Let's lay some groundwork here. While insurance companies hate to part with a buck if they don't have to, they concluded long ago it was bad for business if the public saw them as weasels who routinely tried to get out of honoring their commitments. To reassure potential customers that this wasn't the case, in the mid-to-late 1800s they developed the incontestability clause, which limits the amount of time the company gets to uncover and object to problems with statements made in the policyholder's application. Once the specified period is over the company generally has to honor the policy.

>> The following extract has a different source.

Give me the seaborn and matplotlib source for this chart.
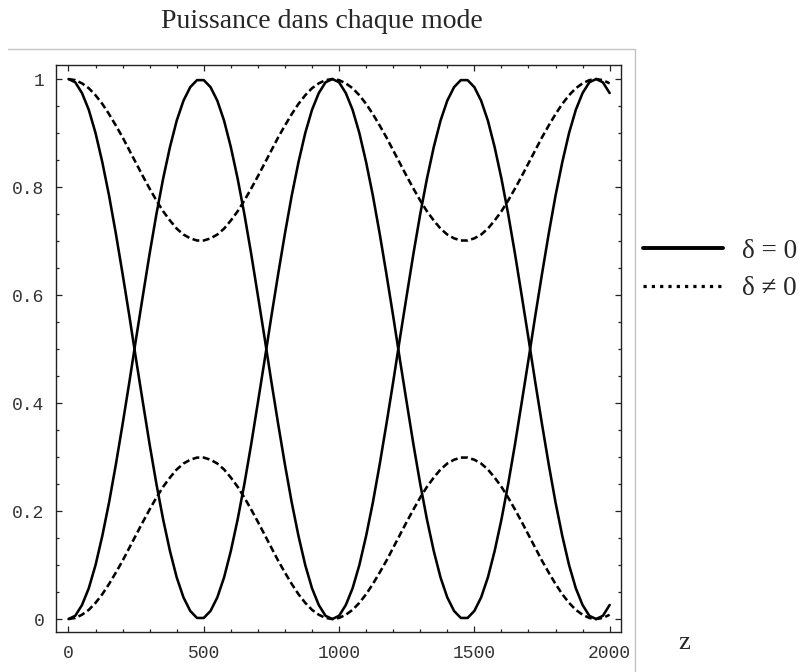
import matplotlib
matplotlib.use("Agg")
import matplotlib.pyplot as plt
import seaborn as sns
import pandas as pd
from matplotlib.lines import Line2D

# ---------------- data ----------------
z = list(range(0, 2001, 25))

mode1_delta0 = [
    1.000, 0.994, 0.974, 0.943, 0.900, 0.846, 0.784, 0.714, 0.639, 0.561,
    0.480, 0.401, 0.323, 0.250, 0.184, 0.126, 0.077, 0.040, 0.015, 0.002,
    0.002, 0.015, 0.040, 0.077, 0.126, 0.184, 0.250, 0.323, 0.401, 0.480,
    0.561, 0.639, 0.714, 0.784, 0.846, 0.900, 0.943, 0.974, 0.994, 1.000,
    0.994, 0.974, 0.943, 0.900, 0.846, 0.784, 0.714, 0.639, 0.561, 0.480,
    0.401, 0.323, 0.250, 0.184, 0.126, 0.077, 0.040, 0.015, 0.002,
    0.002, 0.015, 0.040, 0.077, 0.126, 0.184, 0.250, 0.323, 0.401, 0.480,
    0.561, 0.639, 0.714, 0.784, 0.846, 0.900, 0.943, 0.974, 0.994, 1.000,
    0.994, 0.974,
]
mode2_delta0 = [
    0.000, 0.006, 0.026, 0.057, 0.100, 0.154, 0.216, 0.286, 0.361, 0.439,
    0.520, 0.599, 0.677, 0.750, 0.816, 0.874, 0.923, 0.960, 0.985, 0.998,
    0.998, 0.985, 0.960, 0.923, 0.874, 0.816, 0.750, 0.677, 0.599, 0.520,
    0.439, 0.361, 0.286, 0.216, 0.154, 0.100, 0.057, 0.026, 0.006, 0.000,
    0.006, 0.026, 0.057, 0.100, 0.154, 0.216, 0.286, 0.361, 0.439, 0.520,
    0.599, 0.677, 0.750, 0.816, 0.874, 0.923, 0.960, 0.985, 0.998,
    0.998, 0.985, 0.960, 0.923, 0.874, 0.816, 0.750, 0.677, 0.599, 0.520,
    0.439, 0.361, 0.286, 0.216, 0.154, 0.100, 0.057, 0.026, 0.006, 0.000,
    0.006, 0.026,
]
mode1_delta = [
    1.000, 0.998, 0.992, 0.983, 0.970, 0.954, 0.935, 0.914, 0.892, 0.868,
    0.844, 0.820, 0.797, 0.775, 0.755, 0.738, 0.723, 0.712, 0.705, 0.701,
    0.701, 0.705, 0.712, 0.723, 0.738, 0.755, 0.775, 0.797, 0.820, 0.844,
    0.868, 0.892, 0.914, 0.935, 0.954, 0.970, 0.983, 0.992, 0.998, 1.000,
    0.998, 0.992, 0.983, 0.970, 0.954, 0.935, 0.914, 0.892, 0.868, 0.844,
    0.820, 0.797, 0.775, 0.755, 0.738, 0.723, 0.712, 0.705, 0.701,
    0.701, 0.705, 0.712, 0.723, 0.738, 0.755, 0.775, 0.797, 0.820, 0.844,
    0.868, 0.892, 0.914, 0.935, 0.954, 0.970, 0.983, 0.992, 0.998, 1.000,
    0.998, 0.992,
]
mode2_delta = [
    0.000, 0.002, 0.008, 0.017, 0.030, 0.046, 0.065, 0.086, 0.108, 0.132,
    0.156, 0.180, 0.203, 0.225, 0.245, 0.262, 0.277, 0.288, 0.295, 0.299,
    0.299, 0.295, 0.288, 0.277, 0.262, 0.245, 0.225, 0.203, 0.180, 0.156,
    0.132, 0.108, 0.086, 0.065, 0.046, 0.030, 0.017, 0.008, 0.002, 0.000,
    0.002, 0.008, 0.017, 0.030, 0.046, 0.065, 0.086, 0.108, 0.132, 0.156,
    0.180, 0.203, 0.225, 0.245, 0.262, 0.277, 0.288, 0.295, 0.299,
    0.299, 0.295, 0.288, 0.277, 0.262, 0.245, 0.225, 0.203, 0.180, 0.156,
    0.132, 0.108, 0.086, 0.065, 0.046, 0.030, 0.017, 0.008, 0.002, 0.000,
    0.002, 0.008,
]

x_ticks = [0, 500, 1000, 1500, 2000]
x_tick_labels = ["0", "500", "1000", "1500", "2000"]
y_ticks = [0, 0.2, 0.4, 0.6, 0.8, 1.0]
y_tick_labels = ["0", "0.2", "0.4", "0.6", "0.8", "1"]
legend_labels = ["\u03b4 = 0", "\u03b4 \u2260 0"]
title = "Puissance dans chaque mode"
x_label = "z"

# ---------------- long table ----------------
frames = []
for name, vals, kind in [
    ("m1_d0", mode1_delta0, "d0"),
    ("m2_d0", mode2_delta0, "d0"),
    ("m1_d", mode1_delta, "d"),
    ("m2_d", mode2_delta, "d"),
]:
    frames.append(pd.DataFrame({"z": z, "P": vals, "curve": name, "kind": kind}))
df = pd.concat(frames, ignore_index=True)

# ---------------- style ----------------
sns.set_style("white")
plt.rcParams["font.family"] = ["Liberation Serif", "DejaVu Serif"]

W, H = 799, 672
fig = plt.figure(figsize=(W / 100, H / 100), dpi=100)
ax = fig.add_axes([55.5 / W, 1 - 632 / H, (621 - 55.5) / W, (632 - 65) / H])

sns.lineplot(
    data=df, x="z", y="P", hue="curve", style="kind",
    palette={c: "black" for c in df["curve"].unique()},
    dashes={"d0": "", "d": (2.7, 1.35)},
    linewidth=1.85, legend=False, sort=False, ax=ax,
)

ax.set_xlim(-48, 2042)
ax.set_ylim(-0.024, 1.026)
ax.set_xlabel("")
ax.set_ylabel("")

ax.set_xticks(x_ticks)
ax.set_xticklabels(x_tick_labels)
ax.set_yticks(y_ticks)
ax.set_yticklabels(y_tick_labels)
ax.set_xticks(list(range(0, 2001, 100)), minor=True)
ax.set_yticks([i * 0.05 for i in range(21)], minor=True)

mono = ["Liberation Mono", "DejaVu Sans Mono"]
for lab in ax.get_xticklabels() + ax.get_yticklabels():
    lab.set_family(mono)
    lab.set_fontsize(13)
    lab.set_color("#333333")

ax.tick_params(which="both", direction="in", top=True, right=True,
               bottom=True, left=True, color="#222222", width=0.9)
ax.tick_params(which="major", length=4)
ax.tick_params(which="minor", length=2.4)
ax.tick_params(axis="x", which="major", pad=9)
ax.tick_params(axis="y", which="major", pad=8)

for s in ax.spines.values():
    s.set_visible(True)
    s.set_color("#222222")
    s.set_linewidth(1.0)

# outer light grey frame (top and right)
fig.add_artist(Line2D([8 / W, 635 / W], [1 - 49 / H, 1 - 49 / H],
                      transform=fig.transFigure, color="#c4c4c4", lw=1.0))
fig.add_artist(Line2D([635 / W, 635 / W], [1 - 49 / H, 0],
                      transform=fig.transFigure, color="#c4c4c4", lw=1.0))

# title and axis label
fig.text(322 / W, 1 - 28 / H, title, ha="center", va="baseline", fontsize=20)
fig.text(684 / W, 1 - 649 / H, x_label, ha="center", va="baseline", fontsize=19)

# legend
handles = [
    Line2D([], [], color="black", lw=2.8),
    Line2D([], [], color="black", lw=2.3, linestyle=(0, (1.0, 1.6)),
           dash_capstyle="butt"),
]
fig.legend(handles, legend_labels, loc="center left",
           bbox_to_anchor=(643 / W, 1 - 270 / H), frameon=False,
           fontsize=19.5, handlelength=2.96, handletextpad=0.7,
           labelspacing=0.45, borderpad=0, borderaxespad=0)

fig.savefig("out.png", dpi=100)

A related change had to do with how insurers dealt with suicide. It used to be that policies regularly contained an open-ended exclusion for suicide - if the insured offed himself, regardless of how long after purchasing coverage, the insurer didn't have to pay. But there are conflicting public-policy positions here: One, long espoused by insurance companies, is that it's wrong to create an economic incentive for suicide by paying off beneficiaries. The other, ultimately adopted by most courts and state legislatures, argues that it's wronger to tell the grieving family they won't be seeing any insurance money because their loved one chose to take his life. After much litigation, the suicide exclusion has now been limited in most cases to two years, research having indicated that such a period is long enough to weed out those who buy life insurance with the specific intention of killing themselves thereafter.

So: if someone does himself in more than two years after his life policy took effect, the insurer typically will pay. If the death takes place within two years of the start date, though, and the insurance company can prove it's suicide, not an accident - it's their exclusion, so the burden's on them - they'll usually return any premiums that were paid, but that's it.